Hiring is no longer a routine HR function. It has become a strategic growth decision that directly influences revenue, culture, and long term stability.
In 2026, businesses are operating in a more measured economic environment. Leadership teams are cautious about headcount expansion. Every hire is expected to deliver measurable impact.
This shift is forcing organisations to rethink how they approach recruitment.
They are no longer asking how quickly they can fill a vacancy. They are asking how confidently they can appoint the right person.
The Cost of Getting Hiring Wrong
A poor hiring decision rarely creates immediate disruption. Instead, the effects build over time through missed performance targets, reduced productivity, leadership distraction, and cultural friction.
The financial impact goes far beyond salary. Organisations absorb onboarding costs, lost output, management time, and eventually the cost of replacing the role if the hire does not work out.
In revenue generating roles, the commercial consequences can be even greater. A single underperforming sales or marketing hire can influence pipeline performance, client retention, and long term growth trajectory.
Matthew Ager, CEO of Get Recruited, explains:
“Too many organisations underestimate how commercially significant recruitment really is. Every hire changes the trajectory of a business in some way. The right person increases capability, accelerates execution, and strengthens culture. The wrong person drains leadership time, slows performance, and creates hidden operational costs that compound over months. Recruitment should never be reactive. It should be structured, data informed, and aligned with long term growth objectives.

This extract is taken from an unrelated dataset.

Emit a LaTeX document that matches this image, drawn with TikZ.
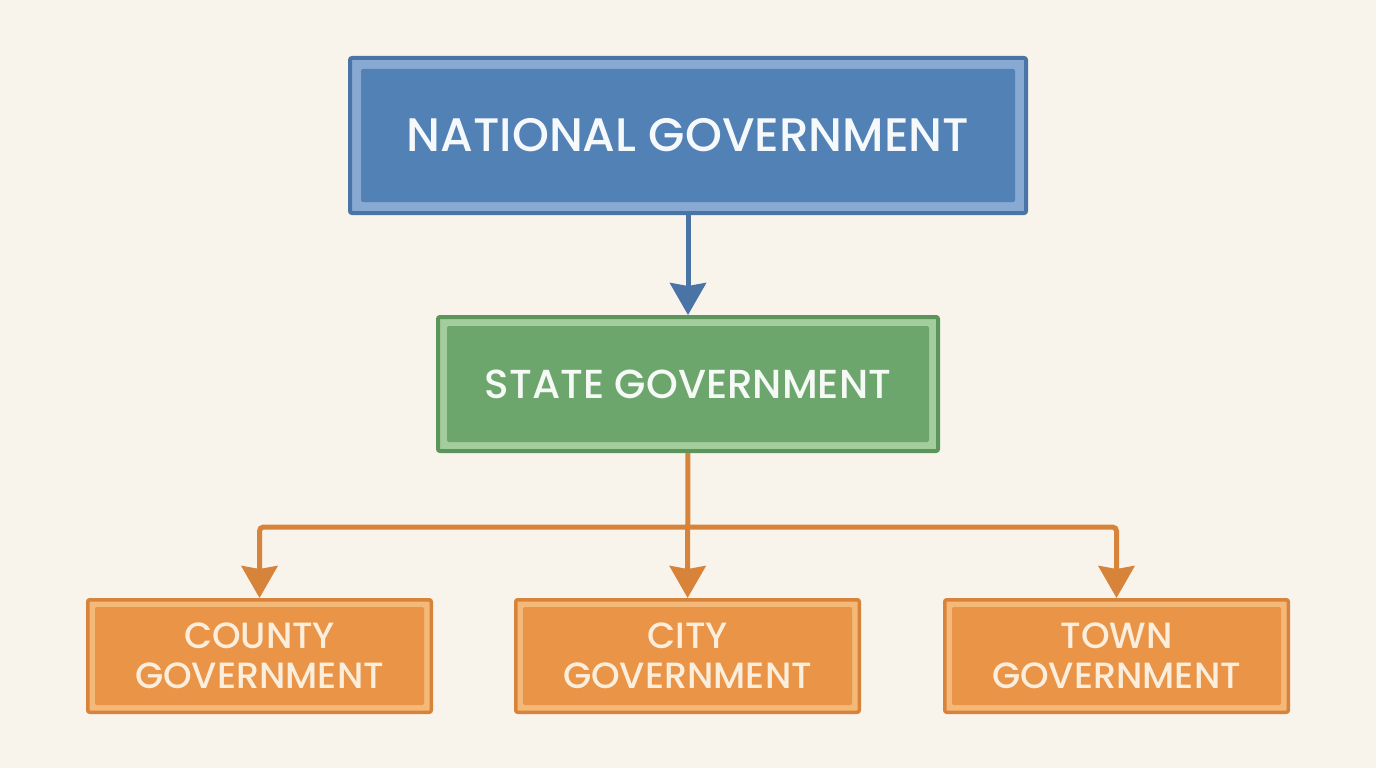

When businesses treat hiring as a strategic board level priority rather than an administrative process, the quality of their decisions improves and so does their performance.”
Speed Is Important, But Structure Is Essential
Strong candidates do not remain available for long. High performers are typically engaged in multiple conversations and will move decisively when presented with clarity and opportunity.
However, moving quickly without structure increases the risk of inconsistency.
The most effective organisations balance pace with precision by focusing on:
Clear success criteria for the first 90 days
Defined essential skills versus desirable attributes
Structured interviews with scoring frameworks
Fast internal decision alignment
Confident offer management
This approach allows companies to compete for top talent without lowering standards.
Skills and Commercial Impact Are Driving Decisions
Another noticeable shift in 2026 is the move toward skills based evaluation rather than rigid credential screening.
Employers are increasingly asking:
Can this person deliver measurable results
Can they generate revenue or reduce cost
Can they operate independently
Can they influence stakeholders effectively
This shift is particularly visible in commercial, financial, and specialist roles where practical performance outweighs theoretical experience.
By prioritising capability and impact over traditional filters, businesses are widening their talent pool while improving long term retention.
Employer Brand Now Influences Outcomes
Candidates today assess more than compensation. They evaluate stability, progression, leadership quality, and cultural alignment.
Organisations that clearly articulate opportunity and growth consistently outperform those that focus solely on job descriptions and salary bands.
When hiring conversations are framed around impact and development rather than tasks alone, engagement levels increase significantly.
Recruitment as a Competitive Advantage
The businesses gaining ground in 2026 share a common mindset. They view recruitment as a commercial growth lever.
Strong hiring improves execution.
Improved execution drives results.
Results strengthen competitive position.
In a market where every strategic decision matters, the quality of hiring can become a defining advantage.
As Matthew Ager notes, the companies that succeed are those that approach recruitment with clarity, structure, and long term thinking rather than urgency alone.
Recruitment is not simply about filling roles. It is about building capability that compounds over time.